Data

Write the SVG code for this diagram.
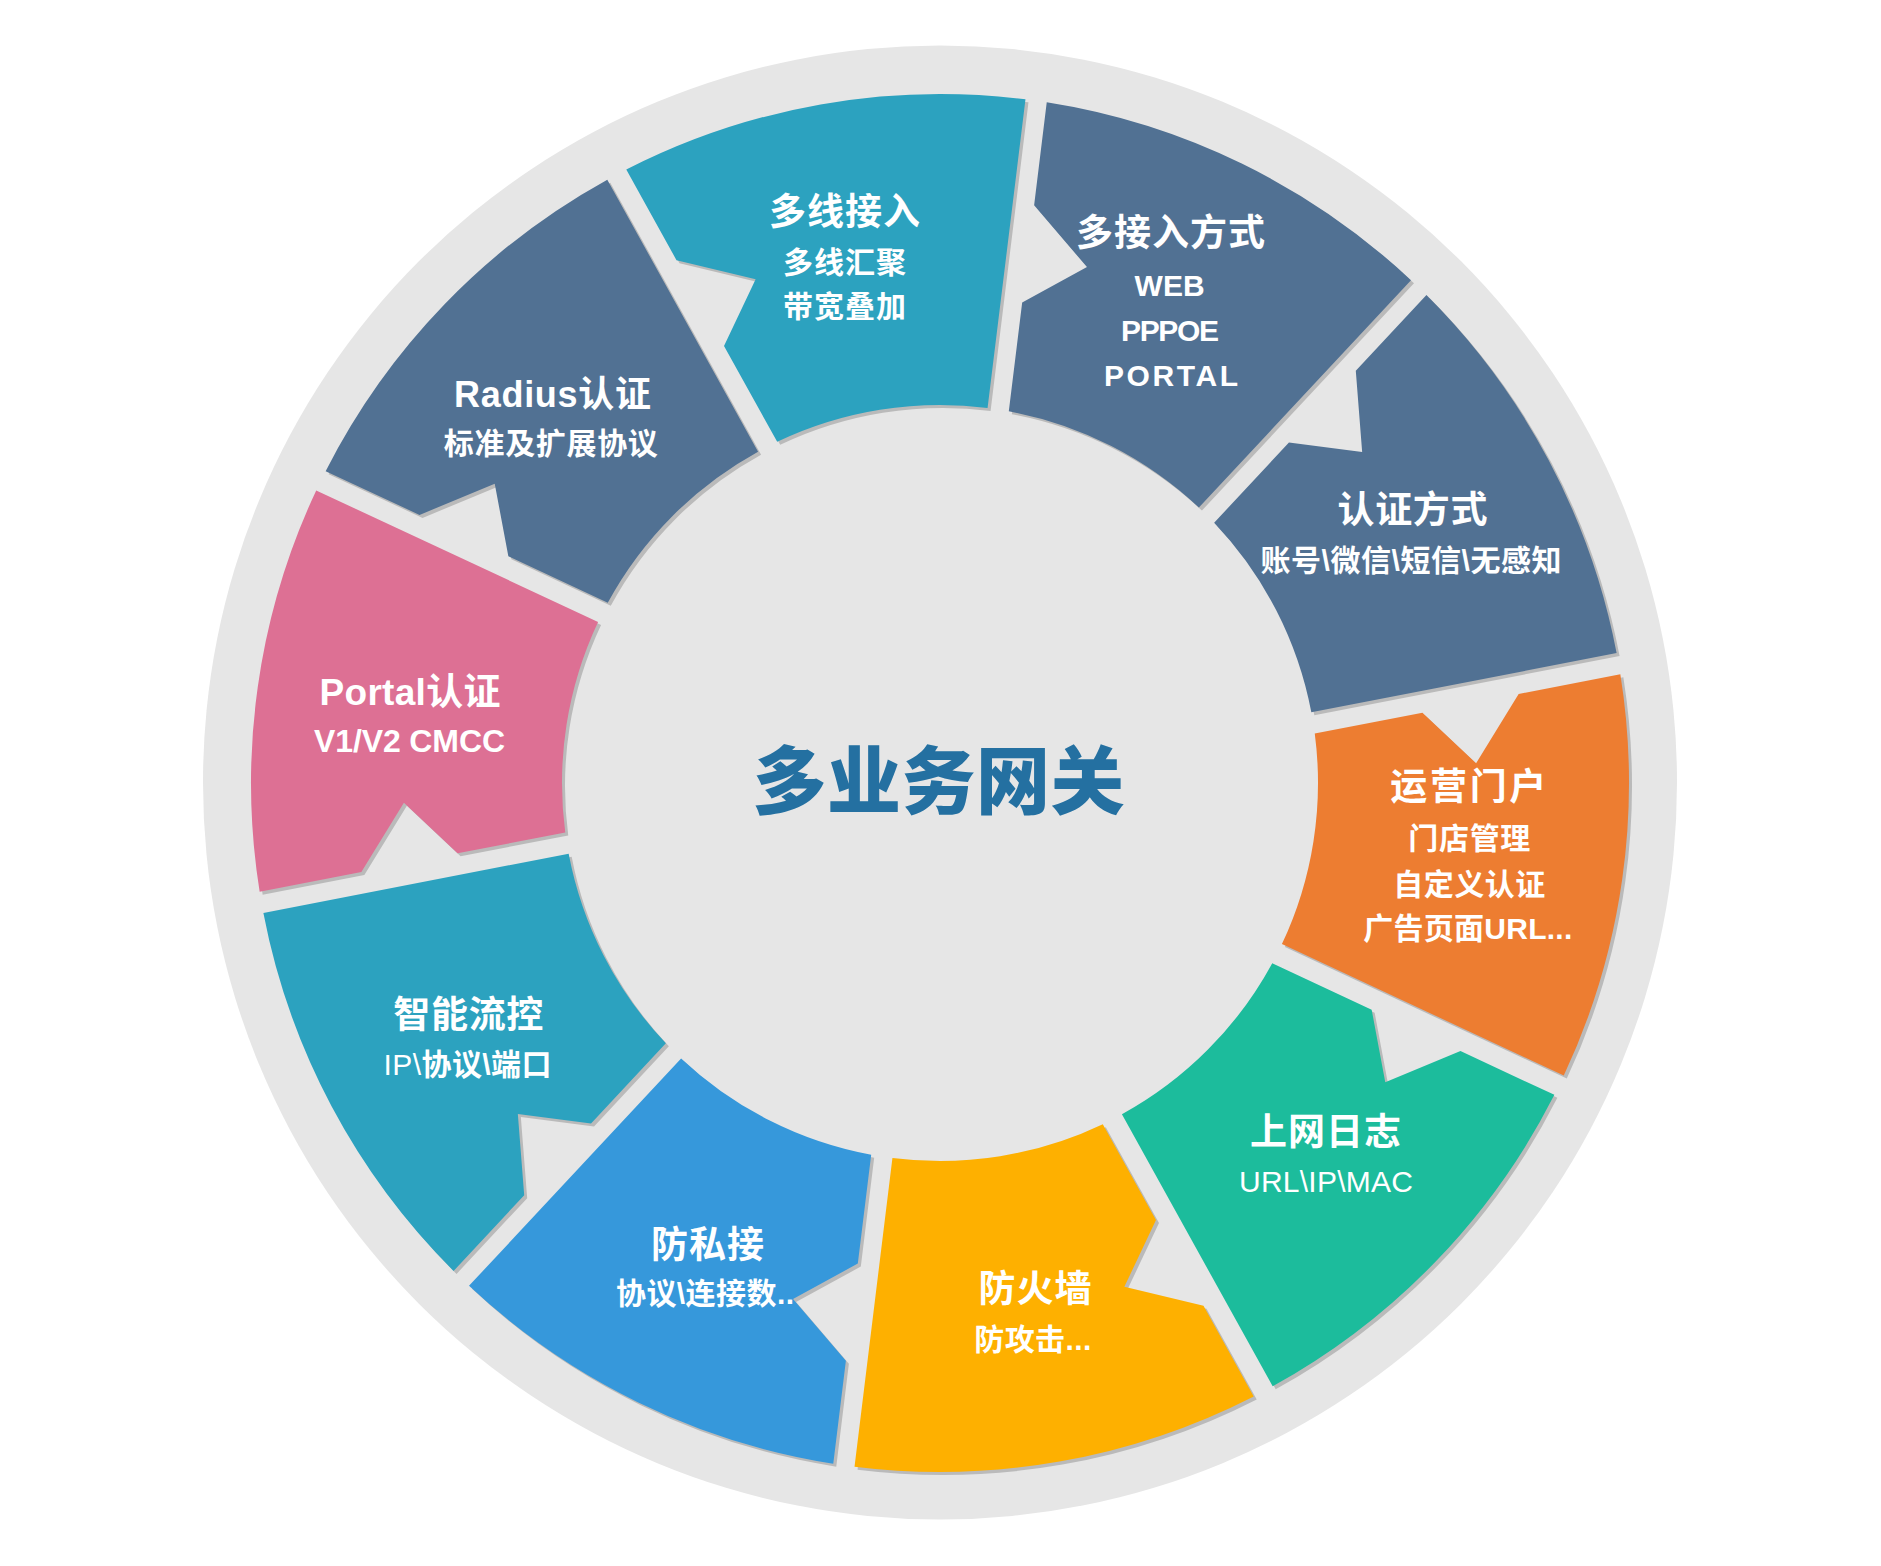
<svg xmlns="http://www.w3.org/2000/svg" width="1881" height="1566" viewBox="0 0 1881 1566">
<defs>
<style>
.t{fill:#ffffff;font-family:"Liberation Sans","Noto Sans CJK SC",sans-serif;font-weight:700;text-anchor:middle}
.h{font-size:37px}
.s{font-size:30px}
.r{font-weight:400}
.sh{fill:#bababa}
.title{fill:#2470a1;font-family:"Noto Sans CJK SC",sans-serif;font-weight:900;font-size:74px;text-anchor:middle}
</style>
<path id="seg" d="M23,-688.6 A689,689 0 0 1 406.2,-556.5 L223.4,-304.9 A378,378 0 0 0 23,-377.3 L23,-487 L83,-530 L23,-585 Z"/>
</defs>
<rect width="1881" height="1566" fill="#ffffff"/>
<circle id="ring" cx="940" cy="782.5" r="737" fill="#e6e6e6"/>

<g id="node-multi-access-mode">
<use href="#seg" class="sh" transform="translate(943 786) rotate(7)"/>
<use href="#seg" fill="#517193" transform="translate(940 783) rotate(7)"/>
<text class="t h" x="1170.4" y="246" textLength="189">多接入方式</text>
<text class="t s" x="1169.6" y="295.7" textLength="70">WEB</text>
<text class="t s" x="1170" y="340.7" textLength="98">PPPOE</text>
<text class="t s" x="1171" y="385.7" textLength="134">PORTAL</text>
</g>

<g id="node-auth-mode">
<use href="#seg" class="sh" transform="translate(943 786) rotate(43)"/>
<use href="#seg" fill="#517193" transform="translate(940 783) rotate(43)"/>
<text class="t h" x="1412.5" y="523" textLength="150">认证方式</text>
<text class="t s" x="1411" y="571.4" textLength="301">账号\微信\短信\无感知</text>
</g>

<g id="node-portal-ops">
<use href="#seg" class="sh" transform="translate(943 786) rotate(79)"/>
<use href="#seg" fill="#ed7d31" transform="translate(940 783) rotate(79)"/>
<text class="t h" x="1468.3" y="800" textLength="156">运营门户</text>
<text class="t s" x="1469.3" y="849" textLength="122">门店管理</text>
<text class="t s" x="1469.3" y="895.4" textLength="152">自定义认证</text>
<text class="t s" x="1467.8" y="939.2" textLength="209">广告页面URL...</text>
</g>

<g id="node-web-log">
<use href="#seg" class="sh" transform="translate(943 786) rotate(115)"/>
<use href="#seg" fill="#1cbc9c" transform="translate(940 783) rotate(115)"/>
<text class="t h" x="1325.5" y="1144.5" textLength="151">上网日志</text>
<text class="t s r" x="1326" y="1191.7" textLength="174">URL\IP\MAC</text>
</g>

<g id="node-firewall">
<use href="#seg" class="sh" transform="translate(943 786) rotate(151)"/>
<use href="#seg" fill="#feb000" transform="translate(940 783) rotate(151)"/>
<text class="t h" x="1035" y="1302" textLength="113">防火墙</text>
<text class="t s" x="1032.8" y="1349.7" textLength="117">防攻击...</text>
</g>

<g id="node-anti-share">
<use href="#seg" class="sh" transform="translate(943 786) rotate(187)"/>
<use href="#seg" fill="#3698db" transform="translate(940 783) rotate(187)"/>
<text class="t h" x="707.5" y="1257.7" textLength="113">防私接</text>
<text class="t s" x="705" y="1304.4" textLength="178">协议\连接数..</text>
</g>

<g id="node-flow-control">
<use href="#seg" class="sh" transform="translate(943 786) rotate(223)"/>
<use href="#seg" fill="#2ca2bf" transform="translate(940 783) rotate(223)"/>
<text class="t h" x="468.3" y="1028" textLength="150">智能流控</text>
<text class="t s" x="467.5" y="1075" textLength="168"><tspan class="r">IP\</tspan>协议\端口</text>
</g>

<g id="node-portal-auth">
<use href="#seg" class="sh" transform="translate(943 786) rotate(259)"/>
<use href="#seg" fill="#dd7094" transform="translate(940 783) rotate(259)"/>
<text class="t" style="font-size:37px" x="410" y="704.5" textLength="181">Portal认证</text>
<text class="t" style="font-size:32px" x="409.5" y="751.7" textLength="191">V1/V2 CMCC</text>
</g>

<g id="node-radius">
<use href="#seg" class="sh" transform="translate(943 786) rotate(295)"/>
<use href="#seg" fill="#517193" transform="translate(940 783) rotate(295)"/>
<text class="t" style="font-size:36px" x="552.5" y="407" textLength="197">Radius认证</text>
<text class="t s" x="550.8" y="454" textLength="214">标准及扩展协议</text>
</g>

<g id="node-multi-line">
<use href="#seg" class="sh" transform="translate(943 786) rotate(331)"/>
<use href="#seg" fill="#2ca2bf" transform="translate(940 783) rotate(331)"/>
<text class="t h" x="844.5" y="225" textLength="151">多线接入</text>
<text class="t s" x="844.5" y="273.2" textLength="123">多线汇聚</text>
<text class="t s" x="844.5" y="317.4" textLength="123">带宽叠加</text>
</g>

<g id="center">
<text class="title" x="938.5" y="808" textLength="372">多业务网关</text>
</g>
<g id="connectors"/>
</svg>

Required work
Do not include the images; transcribe the rest of the listing exactly.

Solution to the problem
Write the SVG code for this diagram.
<svg xmlns="http://www.w3.org/2000/svg" width="1881" height="1566" viewBox="0 0 1881 1566">
<defs>
<style>
.t{fill:#ffffff;font-family:"Liberation Sans","Noto Sans CJK SC",sans-serif;font-weight:700;text-anchor:middle}
.h{font-size:37px}
.s{font-size:30px}
.r{font-weight:400}
.sh{fill:#bababa}
.title{fill:#2470a1;font-family:"Noto Sans CJK SC",sans-serif;font-weight:900;font-size:74px;text-anchor:middle}
</style>
<path id="seg" d="M23,-688.6 A689,689 0 0 1 406.2,-556.5 L223.4,-304.9 A378,378 0 0 0 23,-377.3 L23,-487 L83,-530 L23,-585 Z"/>
</defs>
<rect width="1881" height="1566" fill="#ffffff"/>
<circle id="ring" cx="940" cy="782.5" r="737" fill="#e6e6e6"/>

<g id="node-multi-access-mode">
<use href="#seg" class="sh" transform="translate(943 786) rotate(7)"/>
<use href="#seg" fill="#517193" transform="translate(940 783) rotate(7)"/>
<text class="t h" x="1170.4" y="246" textLength="189">多接入方式</text>
<text class="t s" x="1169.6" y="295.7" textLength="70">WEB</text>
<text class="t s" x="1170" y="340.7" textLength="98">PPPOE</text>
<text class="t s" x="1171" y="385.7" textLength="134">PORTAL</text>
</g>

<g id="node-auth-mode">
<use href="#seg" class="sh" transform="translate(943 786) rotate(43)"/>
<use href="#seg" fill="#517193" transform="translate(940 783) rotate(43)"/>
<text class="t h" x="1412.5" y="523" textLength="150">认证方式</text>
<text class="t s" x="1411" y="571.4" textLength="301">账号\微信\短信\无感知</text>
</g>

<g id="node-portal-ops">
<use href="#seg" class="sh" transform="translate(943 786) rotate(79)"/>
<use href="#seg" fill="#ed7d31" transform="translate(940 783) rotate(79)"/>
<text class="t h" x="1468.3" y="800" textLength="156">运营门户</text>
<text class="t s" x="1469.3" y="849" textLength="122">门店管理</text>
<text class="t s" x="1469.3" y="895.4" textLength="152">自定义认证</text>
<text class="t s" x="1467.8" y="939.2" textLength="209">广告页面URL...</text>
</g>

<g id="node-web-log">
<use href="#seg" class="sh" transform="translate(943 786) rotate(115)"/>
<use href="#seg" fill="#1cbc9c" transform="translate(940 783) rotate(115)"/>
<text class="t h" x="1325.5" y="1144.5" textLength="151">上网日志</text>
<text class="t s r" x="1326" y="1191.7" textLength="174">URL\IP\MAC</text>
</g>

<g id="node-firewall">
<use href="#seg" class="sh" transform="translate(943 786) rotate(151)"/>
<use href="#seg" fill="#feb000" transform="translate(940 783) rotate(151)"/>
<text class="t h" x="1035" y="1302" textLength="113">防火墙</text>
<text class="t s" x="1032.8" y="1349.7" textLength="117">防攻击...</text>
</g>

<g id="node-anti-share">
<use href="#seg" class="sh" transform="translate(943 786) rotate(187)"/>
<use href="#seg" fill="#3698db" transform="translate(940 783) rotate(187)"/>
<text class="t h" x="707.5" y="1257.7" textLength="113">防私接</text>
<text class="t s" x="705" y="1304.4" textLength="178">协议\连接数..</text>
</g>

<g id="node-flow-control">
<use href="#seg" class="sh" transform="translate(943 786) rotate(223)"/>
<use href="#seg" fill="#2ca2bf" transform="translate(940 783) rotate(223)"/>
<text class="t h" x="468.3" y="1028" textLength="150">智能流控</text>
<text class="t s" x="467.5" y="1075" textLength="168"><tspan class="r">IP\</tspan>协议\端口</text>
</g>

<g id="node-portal-auth">
<use href="#seg" class="sh" transform="translate(943 786) rotate(259)"/>
<use href="#seg" fill="#dd7094" transform="translate(940 783) rotate(259)"/>
<text class="t" style="font-size:37px" x="410" y="704.5" textLength="181">Portal认证</text>
<text class="t" style="font-size:32px" x="409.5" y="751.7" textLength="191">V1/V2 CMCC</text>
</g>

<g id="node-radius">
<use href="#seg" class="sh" transform="translate(943 786) rotate(295)"/>
<use href="#seg" fill="#517193" transform="translate(940 783) rotate(295)"/>
<text class="t" style="font-size:36px" x="552.5" y="407" textLength="197">Radius认证</text>
<text class="t s" x="550.8" y="454" textLength="214">标准及扩展协议</text>
</g>

<g id="node-multi-line">
<use href="#seg" class="sh" transform="translate(943 786) rotate(331)"/>
<use href="#seg" fill="#2ca2bf" transform="translate(940 783) rotate(331)"/>
<text class="t h" x="844.5" y="225" textLength="151">多线接入</text>
<text class="t s" x="844.5" y="273.2" textLength="123">多线汇聚</text>
<text class="t s" x="844.5" y="317.4" textLength="123">带宽叠加</text>
</g>

<g id="center">
<text class="title" x="938.5" y="808" textLength="372">多业务网关</text>
</g>
<g id="connectors"/>
</svg>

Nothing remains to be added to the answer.